In WSU’s lone conference win, Franks drilled 10 3-pointers — a school record — on his way to putting up a career-high 34 points.
“This year I’ve been able to blossom,” Franks said. “On the stage I am getting big minutes, being able to take 10-12 shot a game has allowed me to showcase it even more.”
Franks’ stark improvement from a meddling rotation player into a bona fide team leader didn’t just come from an increase in playing time — which he has received — or a pep talk from coaches and former teammates (he consistently corresponds with multi-year standouts Josh Hawkinson and Ike Iroegbu).
He returned to Vancouver in the offseason and worked out three times a day with Paul Cannon, Clark College’s interim women’s basketball head coach and a former assistant at Evergreen High.

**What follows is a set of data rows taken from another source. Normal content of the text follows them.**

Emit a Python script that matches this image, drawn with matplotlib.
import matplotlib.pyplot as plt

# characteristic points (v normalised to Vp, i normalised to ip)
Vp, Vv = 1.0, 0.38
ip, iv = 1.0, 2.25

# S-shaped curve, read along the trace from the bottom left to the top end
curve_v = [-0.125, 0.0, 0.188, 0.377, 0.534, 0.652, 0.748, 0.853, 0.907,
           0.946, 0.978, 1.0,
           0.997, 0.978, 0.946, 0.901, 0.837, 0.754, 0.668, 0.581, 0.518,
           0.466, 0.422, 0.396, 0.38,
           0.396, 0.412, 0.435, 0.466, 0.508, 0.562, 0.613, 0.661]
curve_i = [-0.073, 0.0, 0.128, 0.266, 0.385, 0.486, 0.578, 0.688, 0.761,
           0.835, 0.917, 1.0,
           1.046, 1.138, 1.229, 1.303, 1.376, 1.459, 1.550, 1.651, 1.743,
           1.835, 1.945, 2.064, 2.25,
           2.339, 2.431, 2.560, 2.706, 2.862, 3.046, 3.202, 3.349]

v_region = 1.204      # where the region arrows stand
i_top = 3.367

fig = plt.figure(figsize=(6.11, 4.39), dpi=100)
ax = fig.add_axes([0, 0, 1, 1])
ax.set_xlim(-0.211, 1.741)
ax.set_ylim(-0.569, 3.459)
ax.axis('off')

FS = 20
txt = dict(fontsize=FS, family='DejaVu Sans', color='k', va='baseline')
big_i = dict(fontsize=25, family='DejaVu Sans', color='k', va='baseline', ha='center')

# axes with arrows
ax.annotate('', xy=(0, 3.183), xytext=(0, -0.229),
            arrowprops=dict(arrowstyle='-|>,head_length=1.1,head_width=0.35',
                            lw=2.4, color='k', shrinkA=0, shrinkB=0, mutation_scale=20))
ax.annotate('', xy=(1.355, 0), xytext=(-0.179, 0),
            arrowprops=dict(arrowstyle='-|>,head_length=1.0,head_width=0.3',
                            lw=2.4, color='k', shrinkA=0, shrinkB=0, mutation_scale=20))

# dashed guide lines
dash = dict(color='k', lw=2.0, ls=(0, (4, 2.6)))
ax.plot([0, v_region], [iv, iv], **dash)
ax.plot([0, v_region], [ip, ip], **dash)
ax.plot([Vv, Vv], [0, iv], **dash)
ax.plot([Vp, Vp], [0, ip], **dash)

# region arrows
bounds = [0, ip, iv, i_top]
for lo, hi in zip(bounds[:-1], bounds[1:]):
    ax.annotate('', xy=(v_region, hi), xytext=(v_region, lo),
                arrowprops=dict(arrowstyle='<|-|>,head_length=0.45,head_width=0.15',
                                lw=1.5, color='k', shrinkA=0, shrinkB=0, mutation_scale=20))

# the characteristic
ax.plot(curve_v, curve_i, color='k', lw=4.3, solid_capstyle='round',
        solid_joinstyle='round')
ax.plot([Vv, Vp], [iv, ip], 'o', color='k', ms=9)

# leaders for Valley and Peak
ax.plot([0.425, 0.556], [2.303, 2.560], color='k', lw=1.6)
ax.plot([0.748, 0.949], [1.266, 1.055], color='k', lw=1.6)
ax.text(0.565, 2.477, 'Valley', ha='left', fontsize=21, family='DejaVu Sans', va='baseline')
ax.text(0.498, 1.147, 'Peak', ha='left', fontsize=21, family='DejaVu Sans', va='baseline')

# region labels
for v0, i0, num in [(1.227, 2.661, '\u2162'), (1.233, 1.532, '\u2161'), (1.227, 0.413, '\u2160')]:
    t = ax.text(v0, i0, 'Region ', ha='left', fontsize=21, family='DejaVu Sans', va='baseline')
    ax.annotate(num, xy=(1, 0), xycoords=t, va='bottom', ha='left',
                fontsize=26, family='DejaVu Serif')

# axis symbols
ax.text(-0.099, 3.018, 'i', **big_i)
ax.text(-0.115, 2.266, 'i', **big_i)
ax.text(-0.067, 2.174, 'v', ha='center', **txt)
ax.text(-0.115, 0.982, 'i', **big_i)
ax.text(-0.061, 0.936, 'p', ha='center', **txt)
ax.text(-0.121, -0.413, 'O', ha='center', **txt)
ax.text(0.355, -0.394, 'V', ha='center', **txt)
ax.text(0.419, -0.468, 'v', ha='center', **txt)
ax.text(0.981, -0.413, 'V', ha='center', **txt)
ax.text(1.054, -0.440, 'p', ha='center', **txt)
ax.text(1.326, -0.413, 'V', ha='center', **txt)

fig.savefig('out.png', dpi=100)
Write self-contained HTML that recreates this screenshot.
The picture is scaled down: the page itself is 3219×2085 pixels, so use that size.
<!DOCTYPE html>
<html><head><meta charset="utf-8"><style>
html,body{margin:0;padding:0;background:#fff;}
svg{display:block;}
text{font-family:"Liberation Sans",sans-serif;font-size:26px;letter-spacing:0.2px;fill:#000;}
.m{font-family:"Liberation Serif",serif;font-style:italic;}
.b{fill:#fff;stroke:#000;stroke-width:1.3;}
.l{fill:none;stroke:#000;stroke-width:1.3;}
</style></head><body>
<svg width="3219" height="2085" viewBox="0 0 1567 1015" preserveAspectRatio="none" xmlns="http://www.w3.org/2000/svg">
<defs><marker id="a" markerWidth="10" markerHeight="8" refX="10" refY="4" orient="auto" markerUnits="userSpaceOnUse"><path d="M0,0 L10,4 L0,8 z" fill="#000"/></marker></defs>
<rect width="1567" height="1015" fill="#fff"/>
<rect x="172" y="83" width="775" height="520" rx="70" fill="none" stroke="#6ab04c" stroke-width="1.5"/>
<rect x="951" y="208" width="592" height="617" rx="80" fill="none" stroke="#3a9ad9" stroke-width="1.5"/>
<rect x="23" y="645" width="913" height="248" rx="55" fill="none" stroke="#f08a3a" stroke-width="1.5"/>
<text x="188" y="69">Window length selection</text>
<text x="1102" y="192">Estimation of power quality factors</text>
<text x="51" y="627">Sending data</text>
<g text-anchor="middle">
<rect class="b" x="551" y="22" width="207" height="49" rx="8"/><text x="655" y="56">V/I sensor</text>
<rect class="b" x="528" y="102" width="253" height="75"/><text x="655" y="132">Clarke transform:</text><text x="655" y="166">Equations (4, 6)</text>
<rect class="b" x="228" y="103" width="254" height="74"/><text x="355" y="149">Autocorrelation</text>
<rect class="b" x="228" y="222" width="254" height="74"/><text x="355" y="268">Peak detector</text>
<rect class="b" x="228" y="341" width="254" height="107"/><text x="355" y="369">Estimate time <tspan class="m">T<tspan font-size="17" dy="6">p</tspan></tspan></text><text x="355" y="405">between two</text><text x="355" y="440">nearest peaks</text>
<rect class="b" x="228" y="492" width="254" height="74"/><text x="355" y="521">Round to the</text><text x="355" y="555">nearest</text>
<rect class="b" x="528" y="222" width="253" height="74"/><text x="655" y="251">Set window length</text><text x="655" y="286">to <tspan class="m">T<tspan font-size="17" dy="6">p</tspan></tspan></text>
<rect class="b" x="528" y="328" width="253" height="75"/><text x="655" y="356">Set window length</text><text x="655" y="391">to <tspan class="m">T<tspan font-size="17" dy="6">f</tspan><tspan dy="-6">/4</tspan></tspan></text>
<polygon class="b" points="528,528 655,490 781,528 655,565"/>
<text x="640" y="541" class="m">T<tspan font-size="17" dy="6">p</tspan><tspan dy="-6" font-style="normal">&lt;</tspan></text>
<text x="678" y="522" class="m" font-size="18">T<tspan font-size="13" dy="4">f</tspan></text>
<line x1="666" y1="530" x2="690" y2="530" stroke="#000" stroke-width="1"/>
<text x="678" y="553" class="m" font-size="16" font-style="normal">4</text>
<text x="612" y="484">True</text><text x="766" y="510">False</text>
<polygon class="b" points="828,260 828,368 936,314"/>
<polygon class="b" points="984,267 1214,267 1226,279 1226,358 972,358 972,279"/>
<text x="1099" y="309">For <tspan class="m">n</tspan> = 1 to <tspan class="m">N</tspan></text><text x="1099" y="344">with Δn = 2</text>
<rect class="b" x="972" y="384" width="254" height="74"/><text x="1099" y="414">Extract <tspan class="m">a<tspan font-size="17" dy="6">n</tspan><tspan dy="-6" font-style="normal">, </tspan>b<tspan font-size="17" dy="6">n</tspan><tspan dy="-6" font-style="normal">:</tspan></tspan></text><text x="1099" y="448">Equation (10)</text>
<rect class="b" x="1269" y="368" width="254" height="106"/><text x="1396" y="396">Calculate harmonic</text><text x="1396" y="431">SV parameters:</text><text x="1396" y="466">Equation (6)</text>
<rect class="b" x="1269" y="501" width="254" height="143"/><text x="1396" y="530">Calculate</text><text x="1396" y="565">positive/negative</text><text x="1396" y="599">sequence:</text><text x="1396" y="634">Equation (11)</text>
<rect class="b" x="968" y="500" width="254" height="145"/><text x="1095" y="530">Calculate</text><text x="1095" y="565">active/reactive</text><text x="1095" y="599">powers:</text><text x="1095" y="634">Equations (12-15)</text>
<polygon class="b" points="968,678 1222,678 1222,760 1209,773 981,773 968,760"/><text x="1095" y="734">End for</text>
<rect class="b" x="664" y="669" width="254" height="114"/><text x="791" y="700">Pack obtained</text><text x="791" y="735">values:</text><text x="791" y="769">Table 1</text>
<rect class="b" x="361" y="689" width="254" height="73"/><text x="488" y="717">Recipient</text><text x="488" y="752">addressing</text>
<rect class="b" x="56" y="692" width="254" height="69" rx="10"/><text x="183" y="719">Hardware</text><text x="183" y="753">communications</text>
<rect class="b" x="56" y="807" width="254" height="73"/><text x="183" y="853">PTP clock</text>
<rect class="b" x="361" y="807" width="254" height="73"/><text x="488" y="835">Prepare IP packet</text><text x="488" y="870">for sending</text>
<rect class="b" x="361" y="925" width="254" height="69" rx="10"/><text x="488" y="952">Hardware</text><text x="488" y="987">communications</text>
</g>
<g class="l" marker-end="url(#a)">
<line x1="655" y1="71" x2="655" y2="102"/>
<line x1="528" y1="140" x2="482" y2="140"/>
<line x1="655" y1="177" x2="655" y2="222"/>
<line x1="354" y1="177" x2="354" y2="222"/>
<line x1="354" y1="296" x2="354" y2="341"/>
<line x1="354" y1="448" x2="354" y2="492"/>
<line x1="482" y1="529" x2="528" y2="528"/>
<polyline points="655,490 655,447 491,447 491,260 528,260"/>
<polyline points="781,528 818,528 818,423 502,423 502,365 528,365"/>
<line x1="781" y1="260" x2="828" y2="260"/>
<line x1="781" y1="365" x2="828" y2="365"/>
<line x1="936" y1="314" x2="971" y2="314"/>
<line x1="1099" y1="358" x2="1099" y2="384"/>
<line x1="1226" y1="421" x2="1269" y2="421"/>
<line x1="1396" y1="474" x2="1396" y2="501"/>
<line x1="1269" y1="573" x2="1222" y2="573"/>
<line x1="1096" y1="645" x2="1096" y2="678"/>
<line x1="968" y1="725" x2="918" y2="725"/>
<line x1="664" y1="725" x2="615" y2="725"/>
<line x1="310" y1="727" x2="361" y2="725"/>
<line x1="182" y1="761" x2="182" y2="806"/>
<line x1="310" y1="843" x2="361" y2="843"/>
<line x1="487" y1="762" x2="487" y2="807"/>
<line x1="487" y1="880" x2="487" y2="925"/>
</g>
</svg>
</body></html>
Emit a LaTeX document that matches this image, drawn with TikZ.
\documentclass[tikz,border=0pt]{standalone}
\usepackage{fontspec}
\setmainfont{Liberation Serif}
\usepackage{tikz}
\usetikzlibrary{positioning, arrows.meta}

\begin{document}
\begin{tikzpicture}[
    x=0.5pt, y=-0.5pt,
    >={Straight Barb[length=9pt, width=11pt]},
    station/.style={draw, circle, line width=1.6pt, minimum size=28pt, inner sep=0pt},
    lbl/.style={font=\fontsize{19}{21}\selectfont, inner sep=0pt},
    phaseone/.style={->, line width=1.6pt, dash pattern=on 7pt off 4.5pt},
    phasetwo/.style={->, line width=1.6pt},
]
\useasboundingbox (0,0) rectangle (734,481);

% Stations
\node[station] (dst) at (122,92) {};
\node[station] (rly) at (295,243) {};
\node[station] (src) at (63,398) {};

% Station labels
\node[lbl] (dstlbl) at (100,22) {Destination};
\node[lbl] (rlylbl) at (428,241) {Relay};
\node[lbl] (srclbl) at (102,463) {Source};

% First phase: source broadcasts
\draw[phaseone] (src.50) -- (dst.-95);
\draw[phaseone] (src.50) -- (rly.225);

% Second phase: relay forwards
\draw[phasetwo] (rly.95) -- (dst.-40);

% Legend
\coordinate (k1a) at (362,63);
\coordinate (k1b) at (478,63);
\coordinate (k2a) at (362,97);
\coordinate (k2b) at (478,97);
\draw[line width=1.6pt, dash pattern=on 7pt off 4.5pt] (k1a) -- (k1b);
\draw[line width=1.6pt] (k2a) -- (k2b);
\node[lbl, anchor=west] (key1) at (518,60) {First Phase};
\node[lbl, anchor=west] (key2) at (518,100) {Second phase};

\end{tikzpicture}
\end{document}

Through a training regimen that included increased cardio — running hills — and shooting drills while fatigued, Franks lost 20 pounds, and raised his confidence.
Cannon knew Franks’ potential. But in watching him play throughout his sophomore season, he saw parts of his game that needed fine-tuning.
“I’d seen a lot of hesitation in his game, he was hesitant to shoot the basketball,” Cannon said. “So we were just getting that out of his game, getting him comfortable and making it fluid so he’s not catching the ball and hesitating.”
Franks went to China to play with the USA Eagles, an amalgamation of NCAA and various professional basketball players. Playing against professionals, including some of the best players in the China Basketball Association, helped him return to the States with more confidence.
And it immediately showed.
“To think OK, all the hard work I put in all summer … it’s definitely something I’ve worked for,” Franks said. “It wasn’t luck or came easy. It came when I was in the gym, just me and my trainer putting up shots and getting in work.”
After his game with 10 3-pointers, Franks pointed back to the summer.
“Definitely when I have a great game like that, it’s something that I can tip my hat to myself where I’ve worked and where I’m going,” he said.
Cannon was watching the game on television and saw Franks hit a rhythm with his shot, just as he did last summer over the course of the thousands of jump shots he practiced.
“Once he hit seven I knew he was going to hit 10,” Cannon said. “He was lining them up.”
It’s been a special year for Franks. And the Cougars will lose just two seniors for next season, Franks’ senior year.
Franks hopes to lead the Cougars to the NCAA Tournament for the first time in 10 years. To do so, in what many speculate is a down year for the Pac-12, WSU will likely have to win the Pac-12 Tournament.
But that’s not Franks’ only goal. He hopes to be named Pac-12 Most Improved Player of the Year. And as the seventh-highest scoring player in the conference, he’s putting together a case.
As the Cougars play at Washington on Sunday, a school that Franks feels slighted for not offering him a scholarship out of high school, the 6-foot-7 guard hopes to inspire aspiring college athletes from Clark County.
“To everybody back home in Vancouver who is striving to play at the Division-I level, or any collegiate level,” he said, “just keep working hard, focus on school most importantly but hard work is going to get you there.”